The Andean Condor is a national symbol of Argentina, Bolivia, Chile, Colombia, Ecuador and Peru. It is the national bird of Bolivia, Chile, Colombia, and Ecuador. It plays an important role in the folklore and mythology of the South American Andean regions and has been represented in Andean art from c. 2500 BCE onward.They are a part of indigenous Andean religions. In Andean mythology, the Andean Condor was associated with the sun deity and was believed to be the ruler of the upper world.

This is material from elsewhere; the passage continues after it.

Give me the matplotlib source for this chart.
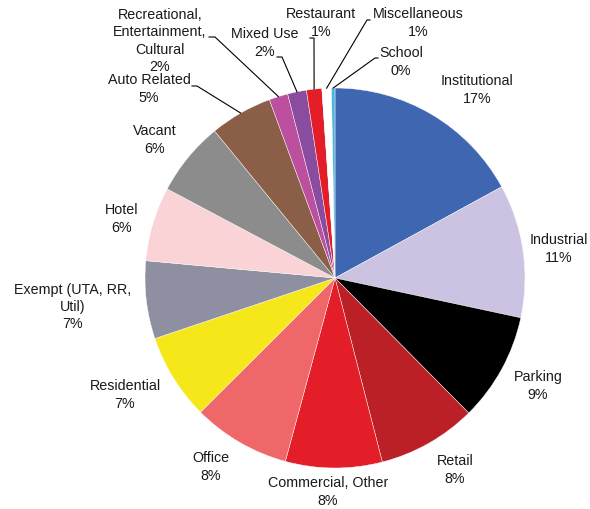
import numpy as np
import matplotlib.pyplot as plt

plt.rcParams['font.family'] = ['Liberation Sans', 'DejaVu Sans']

# Land use shares (percent)
categories = ["Institutional", "Industrial", "Parking", "Retail", "Commercial, Other",
              "Office", "Residential", "Exempt (UTA, RR,\nUtil)", "Hotel", "Vacant",
              "Auto Related", "Recreational,\nEntertainment,\nCultural", "Mixed Use",
              "Restaurant", "Miscellaneous", "School"]
shares = [17.0, 11.3, 9.2, 8.4, 8.2, 8.3, 7.3, 6.6, 6.3, 6.3, 5.3, 1.6, 1.6, 1.3, 0.8, 0.3]

colors = ["#3F66B0", "#CBC3E1", "#000000", "#BA2026", "#E31E28", "#F0676A",
          "#F5E71A", "#8E8FA0", "#F9D3D5", "#8C8C8C", "#8B5E48", "#BC509E",
          "#8A4C9E", "#E31E28", "#FFFFFF", "#4FB5E0"]

W, H = 590, 509
CX, CY, R = 335, 278, 190   # pie centre / radius in image pixels

# label centres in image pixels
label_pos = [(477, 90), (559, 249), (538, 386), (455, 470), (328, 492),
             (211, 467), (125, 395), (73, 307), (122, 219), (155, 140),
             (149, 89), (160, 41), (265, 43), (321, 23), (418, 23), (401, 62)]

# leader lines: index -> points from label side to elbow (image pixels)
leaders = {
    10: [(192, 86), (197, 86)],
    11: [(209, 37), (215, 37)],
    12: [(277, 57), (282, 57)],
    13: [(310, 38), (314, 38)],
    14: [(370, 20), (367, 20)],
    15: [(378, 58), (375, 58)],
}

fig = plt.figure(figsize=(W / 100, H / 100), dpi=100)
ax = fig.add_axes([0, 0, 1, 1])

wedges, _ = ax.pie(shares, colors=colors, startangle=90, counterclock=False,
                   center=(CX, H - CY), radius=R, frame=False,
                   wedgeprops=dict(edgecolor='white', linewidth=0.3))
ax.set_xlim(0, W)
ax.set_ylim(0, H)
ax.set_aspect('equal')
ax.axis('off')

total = sum(shares)
for i, (name, val) in enumerate(zip(categories, shares)):
    pct = int(round(val / total * 100))
    lx, ly = label_pos[i]
    ax.text(lx, H - ly, f"{name}\n{pct}%", ha='center', va='center',
            fontsize=10.3, linespacing=1.28, color='#1a1a1a')
    if i in leaders:
        w = wedges[i]
        mid = np.deg2rad((w.theta1 + w.theta2) / 2)
        ex = CX + R * np.cos(mid)
        ey = (H - CY) + R * np.sin(mid)
        pts = leaders[i]
        xs = [p[0] for p in pts] + [ex]
        ys = [H - p[1] for p in pts] + [ey]
        ax.plot(xs, ys, color='black', lw=0.8)

plt.savefig("out.png", dpi=100)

The Andean Condor is considered a symbol of power and health by many Andean cultures, and it was believed that the bones and organs of the Andean Condor possessed medicinal powers, sometimes leading to the hunting and killing of condors to obtain its bones and organs. In some versions of Peruvian bullfighting, a condor is tied to the back of a bull, where it pecks at the animal as bullfighters fight it. The condor generally survives and is set free.